Twist-two tensor form factors, Eq. (59), normalised to unity at \(t=0\) using the results in Eq. (60): dot-dashed green curve – \({B}^\pi _{10}\); and solid blue curve – \({B}^\pi _{20}\). Normalised this way, the depicted form factors are independent of the renormalisation scale. For comparison, lQCD results from Ref. [100]: short-dashed yellow curve within like-coloured band – \({B}^\pi _{10}\) and long-dashed orange curve and band – \({B}^\pi _{20}\).
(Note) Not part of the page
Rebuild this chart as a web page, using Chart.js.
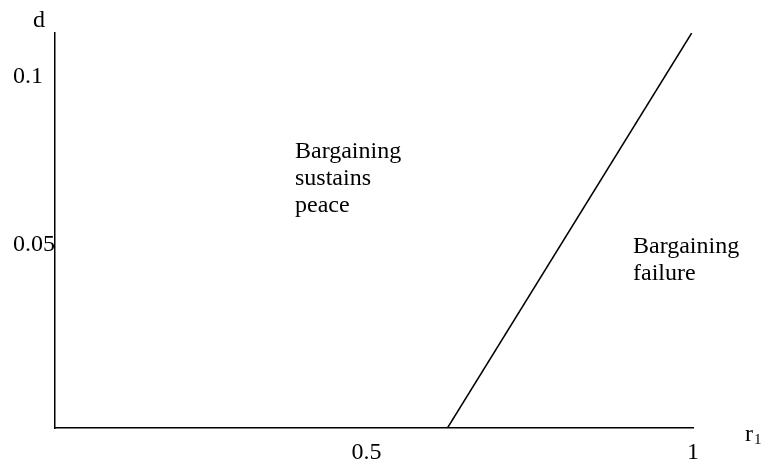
<!DOCTYPE html>
<html>
<head>
<meta charset="utf-8">
<script src="https://cdn.jsdelivr.net/npm/chart.js@4.4.1/dist/chart.umd.min.js"></script>
<style>
  html, body { margin: 0; padding: 0; background: #fff; }
  #wrap { width: 763px; height: 467px; }
</style>
</head>
<body>
<div id="wrap"><canvas id="chart"></canvas></div>
<script>
// Boundary line between the two regions (r1, d)
const boundaryR1 = [0.624, 0.998];
const boundaryD = [-0.0045, 0.1131];

// Axis ticks shown
const xTicks = [0.5, 1];
const yTicks = [0.05, 0.1];

// Region labels
const regionPeace = ['Bargaining', 'sustains', 'peace'];
const regionFailure = ['Bargaining', 'failure'];

const serif = '"Liberation Serif", "Times New Roman", serif';

// Draw axis titles and region labels
const labelPlugin = {
    id: 'labels',
    afterDraw(chart) {
        const ctx = chart.ctx;
        ctx.save();
        ctx.fillStyle = '#000';
        ctx.textBaseline = 'alphabetic';
        ctx.textAlign = 'left';
        ctx.font = '24px ' + serif;

        // y-axis title
        ctx.fillText('d', 33, 27);

        // x-axis title with subscript
        ctx.fillText('r', 745, 441);
        ctx.font = '15px ' + serif;
        ctx.fillText('1', 754, 444);

        ctx.font = '24px ' + serif;
        regionPeace.forEach((t, i) => ctx.fillText(t, 295, 158 + i * 27));
        regionFailure.forEach((t, i) => ctx.fillText(t, 633, 253 + i * 27));
        ctx.restore();
    }
};

const ctx = document.getElementById('chart').getContext('2d');
new Chart(ctx, {
    type: 'scatter',
    data: {
        datasets: [{
            data: boundaryR1.map((x, i) => ({ x: x, y: boundaryD[i] })),
            showLine: true,
            borderColor: '#000',
            borderWidth: 1.5,
            pointRadius: 0,
            fill: false
        }]
    },
    options: {
        responsive: true,
        maintainAspectRatio: false,
        animation: false,
        layout: { padding: { top: 33, right: 70, left: 13, bottom: 0 } },
        plugins: {
            legend: { display: false },
            tooltip: { enabled: false }
        },
        scales: {
            x: {
                type: 'linear',
                min: 0.023,
                max: 1.0,
                afterBuildTicks: s => { s.ticks = xTicks.map(v => ({ value: v })); },
                afterFit: s => { s.height = 39; },
                grid: { display: false, drawTicks: false },
                border: { display: true, color: '#000', width: 1.5 },
                ticks: {
                    color: '#000',
                    font: { family: serif, size: 24 },
                    padding: 10,
                    maxRotation: 0,
                    callback: v => String(v)
                }
            },
            y: {
                type: 'linear',
                min: -0.0045,
                max: 0.1131,
                afterBuildTicks: s => { s.ticks = yTicks.map(v => ({ value: v })); },
                afterFit: s => { s.width = 42; },
                grid: { display: false, drawTicks: false },
                border: { display: true, color: '#000', width: 1.5 },
                ticks: {
                    color: '#000',
                    font: { family: serif, size: 24 },
                    padding: 0,
                    crossAlign: 'far',
                    callback: v => String(v)
                }
            }
        }
    },
    plugins: [labelPlugin]
});
</script>
</body>
</html>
As in Fig. 3, the bands enclose the envelope of curves that fit the lQCD results

The tensor form factors in Eqs. (59) are plotted in Fig. 6, normalised by their \(\Delta ^2=0\) values. Employing this procedure, the depicted form factors are independent of the renormalisation scale [101]. Hence, comparison with the lQCD results in Ref. [100] is meaningful, although quantitative agreement cannot be expected because the lQCD form factors were computed using \(m_\pi ^2 \approx 20 \, m_\pi ^{2\,\mathrm{empirical}}\). Bearing this in mind and considering that the CI produces hard pseudoscalar meson form factors, there is reasonable qualitative agreement, e.g.: the radii have the same ordering, \(r_{B_{10}^\pi }/r_{B_{20}^\pi } = 1.48(17)\) (lQCD) vs. 1.14 (herein); and \(B_{10}(t)\) is generally softer than \(B_{20}(t)\).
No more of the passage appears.